American Civil War Union Army unit

The 8th Missouri Infantry Regiment (aka the "American Zouaves") was an infantry regiment in the Union army during the American Civil War. Among its early leaders were Morgan Lewis Smith and Giles Alexander Smith, both of whom later became generals.

== Service ==
The 8th Missouri Infantry Regiment was formed in St. Louis, Missouri, in the early summer of 1861. The regiment was a special project supported by General Nathaniel Lyon. Most of the volunteers in Missouri's early regiments were German immigrants, and Lyon supported the creation of a regiment of "native-born Americans" to demonstrate that the Union cause in Missouri had support beyond the German-American community. Ironically, the Eighth Missouri also ended up with a high percentage of immigrants. Many of its members were Irish Americans who had worked on the Mississippi River docks prior to the war, giving the regiment a distinct Celtic personality (an ironic result considering Lyon's goal of an ethnically "American" regiment).

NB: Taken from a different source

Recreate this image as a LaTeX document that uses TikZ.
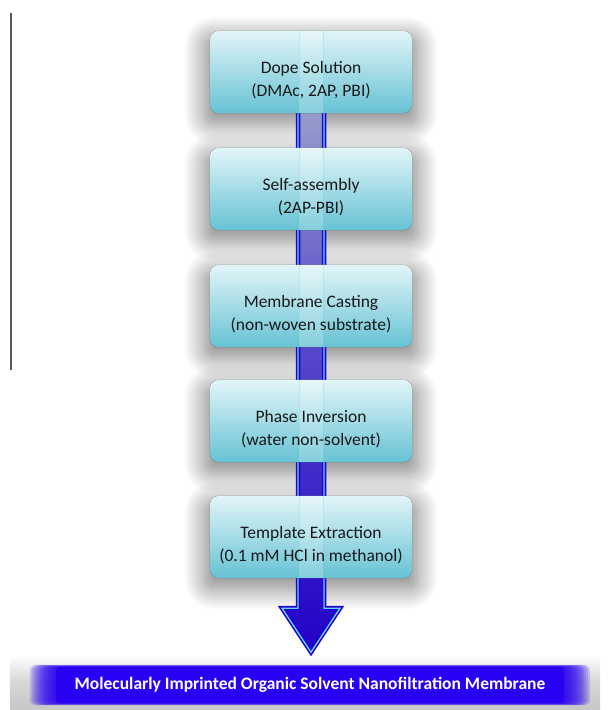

In addition to its St Louis recruits, several companies were actually raised in other states. The Illinois and Minnesota volunteers joined the Eighth Missouri because their home state's quota for enlistments was full. The Eighth Missouri wore a distinctive uniform patterned after those of the French-North African Zouave units. While most of the Zouave uniform elements were abandoned as the war progressed, the 8th Missouri apparently continued to wear their short, brightly decorated Zouave jackets throughout the war.

The regiment's first commander was Col. Morgan Lewis Smith, a New Yorker who had moved west to Missouri after serving as an enlisted man in the Regular Army. Under his firm hand, the 8th Missouri would become one of the finest units to serve in the Army of the Tennessee. M. L. Smith's brother, Giles Alexander Smith, also served in the regiment.

The 8th Missouri saw extensive service during the first three years of the war in the Trans-Mississippi Theater and Western Theater, and built for itself an enviable reputation on the battlefield. The regiment first fought in Missouri in the summer of 1861 against pro-Southern guerrillas who were attacking U.S. Army supply trains—for example, in Wentzville, Missouri. That autumn, the 8th Missouri participated in the Federal occupation of Paducah, Kentucky.

In February 1862, the regiment fought its first major battle, the Battle of Fort Donelson, near Dover, Tennessee. Later that spring, it was heavily engaged in the second day's fighting at the Battle of Shiloh. After a two-month-long campaign, it was the first regiment to enter the strategic rail center of Corinth, Mississippi, following the Confederate evacuation in May 1862, and in late December, it took part in the Battle of Chickasaw Bayou. In January 1863, it stormed the breastworks of Fort Hindman to capture Arkansas Post.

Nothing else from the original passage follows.